Question

In: Accounting

(TCO B) The following is a portion of a qualified audit report issued for a private...

(TCO B) The following is a portion of a qualified audit report issued for a private company. To the shareholders of Tamarak Corporation, We have audited the accompanying balance sheet of Tamarak Corporation as of October 31, 2009 and the related statements of income, retained earnings, and cash flows for the past year. These financial statements are the responsibility of the company's management. Our responsibility is to express an opinion on these financial statements based on our audit. We conducted our audit in accordance with auditing standards generally accepted in the United States of America.
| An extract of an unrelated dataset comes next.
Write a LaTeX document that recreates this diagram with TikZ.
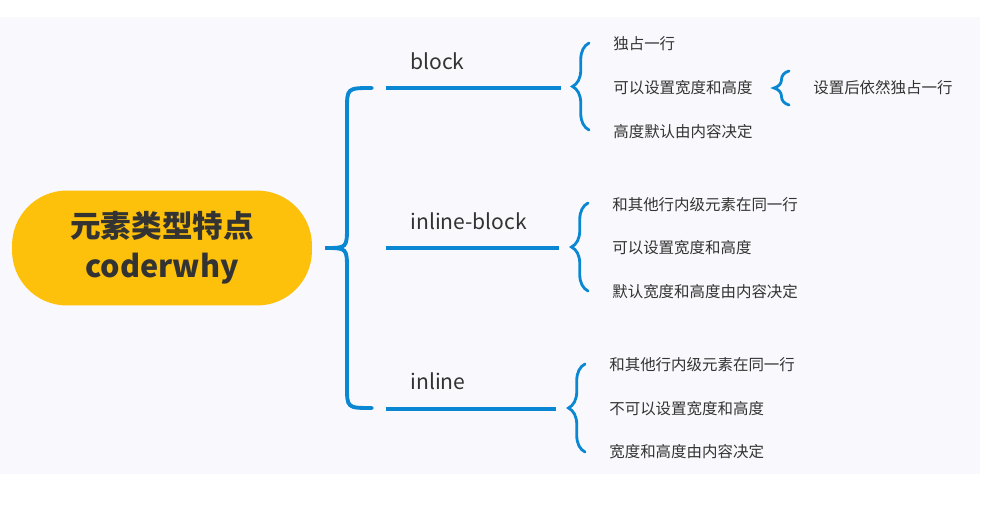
\documentclass[tikz,border=0pt]{standalone}
\usepackage{fontspec}
\setmainfont{Noto Sans CJK SC}
\usetikzlibrary{positioning,decorations.pathreplacing}
\definecolor{pillyellow}{HTML}{FDC00B}
\definecolor{mapblue}{HTML}{0A87D2}
\definecolor{inkgray}{HTML}{333333}
\definecolor{panelbg}{HTML}{F9F9FD}

\begin{document}
\begin{tikzpicture}[
  x=0.02cm, y=-0.02cm,
  root/.style={fill=pillyellow, rounded corners=1.1cm, minimum width=6cm, minimum height=2.3cm,
    align=center, text=inkgray, font=\bfseries\fontsize{17.4}{22.7}\selectfont},
  kind/.style={anchor=west, inner sep=0pt, text=inkgray, font=\fontsize{12}{14}\selectfont},
  item/.style={anchor=west, inner sep=0pt, text=inkgray, font=\fontsize{8.8}{10}\selectfont},
  branch/.style={draw=mapblue, line width=2.6pt},
  bigcurl/.style={draw=mapblue, line width=2.2pt, line cap=round},
  curl/.style={draw=mapblue, line width=1.6pt, line cap=round, decorate,
    decoration={brace, amplitude=0.33cm}}
]

  \useasboundingbox (0,0) rectangle (1000,518);
  \fill[panelbg] (0,17) rectangle (980,474);

  % Root
  \node[root] (root) at (162,248) {元素类型特点\\coderwhy};

  % Big brace
  \draw[bigcurl] (372,88) .. controls (347,88) .. (347,110) -- (347,226)
    .. controls (347,248) .. (325,248) .. controls (347,248) .. (347,270)
    -- (347,386) .. controls (347,408) .. (372,408);

  % Kinds
  \node[kind] (block) at (410,61) {block};
  \node[kind] (iblock) at (410,221) {inline-block};
  \node[kind] (inline) at (410,381) {inline};

  \coordinate (blockL) at (386,88);  \coordinate (blockR) at (561,88);
  \coordinate (iblockL) at (386,248); \coordinate (iblockR) at (559,248);
  \coordinate (inlineL) at (386,409); \coordinate (inlineR) at (556,409);
  \draw[branch] (blockL) -- (blockR);
  \draw[branch] (iblockL) -- (iblockR);
  \draw[branch] (inlineL) -- (inlineR);

  % block
  \draw[curl] (589,130) -- (589,43);
  \node[item] (b1) at (613,44) {独占一行};
  \node[item] (b2) at (613,88) {可以设置宽度和高度};
  \node[item] (b3) at (613,132) {高度默认由内容决定};
  \draw[curl, decoration={amplitude=0.3cm}] (789,105) -- (789,71);
  \node[item] (note) at (813,88) {设置后依然独占一行};

  % inline-block
  \draw[curl] (588,291) -- (588,203);
  \node[item] (ib1) at (612,205) {和其他行内级元素在同一行};
  \node[item] (ib2) at (612,248) {可以设置宽度和高度};
  \node[item] (ib3) at (612,292) {默认宽度和高度由内容决定};

  % inline
  \draw[curl] (585,452) -- (585,364);
  \node[item] (in1) at (609,365) {和其他行内级元素在同一行};
  \node[item] (in2) at (609,409) {不可以设置宽度和高度};
  \node[item] (in3) at (609,452) {宽度和高度由内容决定};

\end{tikzpicture}
\end{document}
Those standards require that we plan and perform the audit to obtain reasonable assurance about whether the financial statements are free of material misstatement. An audit includes examining, on a test basis, evidence supporting the amounts and disclosures in the financial statements. An audit also includes assessing the accounting principles used and significant estimates made by management, as well as evaluating the overall financial statement presentation. We believe that our audit provides a reasonable basis for our opinion. The company has included in property and debt in the accompanying balance sheet certain lease obligations that, in our opinion, should be expensed in order to conform with generally accepted accounting principles. If these lease obligations were capitalized, property would be decreased by $4,000,000, long-term debt by $2,000,000, and retained earnings by $180,000 as of October 31, 2009, and net income and earnings per share would be decreased by $180,000 and $0.62, respectively, for the past year. Required: Complete the above qualified audit report by preparing the opinion paragraph. Do not date or sign the report.

Solutions

Expert Solution

Solution :

Language to Qualify an Audit report for a departure from U.S.GAAP

Opinion Paragraph :

The company has excluded, from property and long-term debt in the accompanying balance sheet, certain lease obligations that ,in our opinion , should have been capitalized in order to conform with U.S. generally accepted accounting principles .If these obligations were capitalized , property would be decreased by $4,000,000, long- term debt by $2,000,000 and retained earnings by $180,000 as of October 31,2009 and the net income and earning per share would have decreaqsed by $180,000 and $0.62 respvetively for the past year.

In our opinion, except for the effects of not capitalizing certain lease obligations as discussed in the preceding paragraph, the financial statements referred to above present fairly, in all material respects, the financial position of Tamarak Corporation as of October 31,2009 and the results of its operation for the year then ended in conformity with accounting principles generally accepted in the United States of America.